I’ll make one prediction. A very cynical one.
More money will be spent on rebuilding New Orleans, one city with a population of half a million or so, than on rebuilding all of Iraq(~26 million) and Afghanistan(~29 million). Much, much more.
Enjoy,
Steven
actually, wasn’t it…
1; rebuild New Orleans
2; ???
3; Profit!
What bothers me most here is that we’re apparently back to the trifecta mindset prevalent in late 2001 and after – these are extraordinary times, so fiscal constraints go must out the window. The absense of any spending sanity – spending on Iraq, on questionable tax cuts, on anything at all – will be explained away with the excuse of Katrina. Someone questioning unsustainable deficit spending will be painted as lacking compassion for the hurricane victims. :dubious: .
I think the men of this country would willingly chip in to rebuild NOLA if Congress passed the “NOLE Reconstruction and Tits Flash Act”: For every $10 you contribute, you get one string of beads to be used anytime the man chooses. A woman, upon being presented with the beads, must flash her tits for a full 10 seconds. Problem solved!
I would like to offer my full-throated support of this initiative.
I agree with LouisB. Churches don’t pay taxes, so they shouldn’t get federal aid. Can’t have it both ways, folks.
I have to agree with that, although I’d like not to.
I will make two predictions:
Halliburton will get some bids.
NASA’s Moon/Mars plans are going down the tubes.

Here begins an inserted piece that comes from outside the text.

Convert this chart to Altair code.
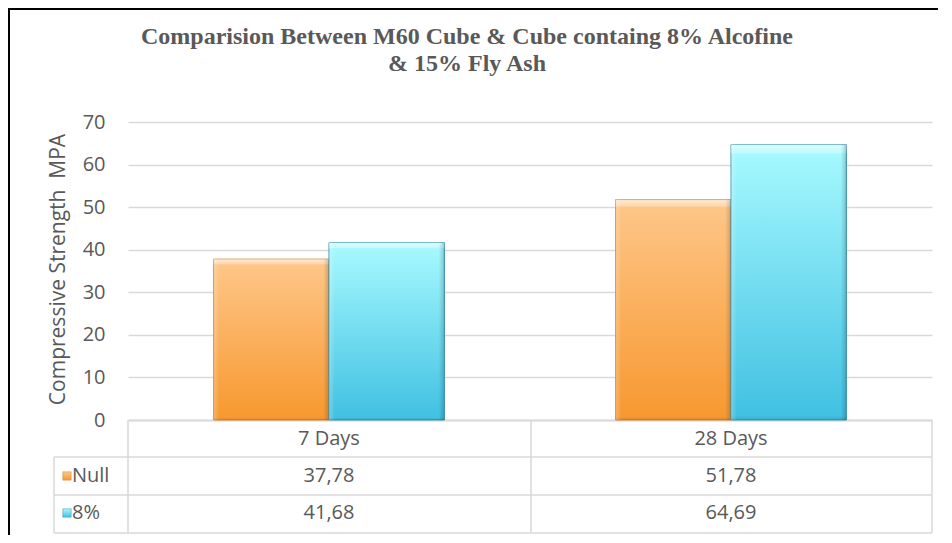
import altair as alt
import pandas as pd

# ---- data ----
days = ["7 Days", "28 Days"]
series = ["Null", "8%"]
null_values = [37.78, 51.78]
pct8_values = [41.68, 64.69]

rows = []
for s, vals in zip(series, [null_values, pct8_values]):
    for d, v in zip(days, vals):
        rows.append({"day": d, "series": s, "value": v})
df = pd.DataFrame(rows)
series_df = pd.DataFrame({"series": series})
one = pd.DataFrame({"k": [0]})

# ---- styling ----
GRAY = "#595959"
LINE = "#d9d9d9"
FONT = "Open Sans"
W, H = 804, 298
ROW_Y = {"Null": 354, "8%": 391}  # centres of the data-table rows, px below plot top


def grad(stops, horizontal=False):
    g = {"gradient": "linear", "x1": 0, "y1": 0,
         "x2": 1 if horizontal else 0, "y2": 0 if horizontal else 1,
         "stops": [{"offset": o, "color": c} for o, c in stops]}
    return g


FILL = {"Null": grad([(0, "#fec78a"), (1, "#f7982f")]),
        "8%": grad([(0, "#a8faff"), (1, "#40c0e2")])}
STROKE = {"Null": "#d0853a", "8%": "#3a95ad"}
BEVEL_V = grad([(0, "rgba(255,255,255,0.6)"), (0.03, "rgba(255,255,255,0.3)"),
                (0.035, "rgba(255,255,255,0)"), (0.985, "rgba(0,0,0,0)"),
                (1, "rgba(0,0,0,0.12)")])
BEVEL_H = grad([(0, "rgba(255,255,255,0.25)"), (0.05, "rgba(255,255,255,0)"),
                (0.95, "rgba(0,0,0,0)"), (1, "rgba(0,0,0,0.18)")], horizontal=True)

x_scale = alt.Scale(domain=days, paddingInner=0.426, paddingOuter=0.213)
x_axis = alt.Axis(title=None, domain=True, domainColor=LINE, domainWidth=2, ticks=False,
                  labelFont=FONT, labelFontSize=20, labelColor=GRAY, labelPadding=8,
                  labelAngle=0)
y_enc = alt.Y("value:Q",
              scale=alt.Scale(domain=[0, 70], nice=False),
              axis=alt.Axis(values=list(range(0, 71, 10)), grid=True, gridColor=LINE,
                            gridWidth=1.5, domain=False, ticks=False, labelPadding=23,
                            labelFont=FONT, labelFontSize=20, labelColor=GRAY,
                            title="Compressive Strength \u00a0MPA", titleFont=FONT,
                            titleFontSize=21, titleFontWeight="normal", titleColor=GRAY,
                            titleX=-70, titleY=147, titleBaseline="middle"))


def hrule(y, x1, x2, color=LINE, w=1.5):
    return alt.Chart(one).mark_rule(color=color, strokeWidth=w).encode(
        x=alt.value(x1), x2=alt.value(x2), y=alt.value(y))


def vrule(x, y1, y2, color=LINE, w=1.5):
    return alt.Chart(one).mark_rule(color=color, strokeWidth=w).encode(
        x=alt.value(x), y=alt.value(y1), y2=alt.value(y2))


def bars(s, fill, stroke=None):
    kw = {"fill": fill}
    if stroke:
        kw.update(stroke=stroke, strokeWidth=1)
    return alt.Chart(df).transform_filter(alt.datum.series == s).mark_bar(**kw).encode(
        x=alt.X("day:N", scale=x_scale, axis=x_axis),
        xOffset=alt.XOffset("series:N", scale=alt.Scale(domain=series)),
        y=y_enc)


def table_values(s):
    return alt.Chart(df).transform_filter(alt.datum.series == s).transform_calculate(
        label="replace(format(datum.value, '.2f'), '.', ',')").mark_text(
        font=FONT, fontSize=20, color=GRAY, baseline="middle").encode(
        x=alt.X("day:N", scale=x_scale, axis=x_axis), y=alt.value(ROW_Y[s]), text="label:N")


def row_key(s):
    base = alt.Chart(series_df).transform_filter(alt.datum.series == s)
    sq = base.mark_square(size=70, fill=FILL[s], stroke=STROKE[s], strokeWidth=0.5,
                          opacity=1).encode(x=alt.value(-61), y=alt.value(ROW_Y[s]))
    tx = base.mark_text(align="left", baseline="middle", font=FONT, fontSize=20,
                        color=GRAY).encode(x=alt.value(-56), y=alt.value(ROW_Y[s]),
                                           text="series:N")
    return [sq, tx]


layers = [
    # data-table grid
    hrule(335, -74, W), hrule(373, -74, W), hrule(411, -74, W),
    vrule(0, H, 411), vrule(403, H, 411), vrule(W, H, 411), vrule(-74, 335, 411),
    # chart frame (top and left edges visible in the reference)
    hrule(-113, -120, W + 6, "black", 2), vrule(-119, -114, 413, "black", 2),
]
for s in series:
    layers += [bars(s, FILL[s], STROKE[s]), bars(s, BEVEL_V), bars(s, BEVEL_H)]
layers += [table_values(s) for s in series]
for s in series:
    layers += row_key(s)

chart = alt.layer(*layers).properties(
    width=W, height=H,
    autosize=alt.AutoSizeParams(type="none"),
    padding={"left": 120, "top": 114, "right": 6, "bottom": 115},
    background="white",
    title=alt.TitleParams(
        text=["Comparision Between M60 Cube & Cube containg 8% Alcofine", "& 15% Fly Ash"],
        font="Liberation Serif", fontSize=24, fontWeight="bold", color=GRAY,
        anchor="middle", frame="group", dx=-63, offset=0, dy=69, baseline="top",
        lineHeight=27),
).configure_view(stroke=None)

chart.save("out.html", embed_options={"renderer": "svg", "actions": False})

Neither do charitable organizations. Are you saying that the feds should not rebuild a Red Cross building or a Slavation Army building?
The “don’t pay taxes” argument isn’t a very good one. An establishment clause argument is better, although it’s easily defeated by having the feds treat all denominations equally-- rebuild the churches, temples, mosques, etc.
And people who itemize mortgage interest?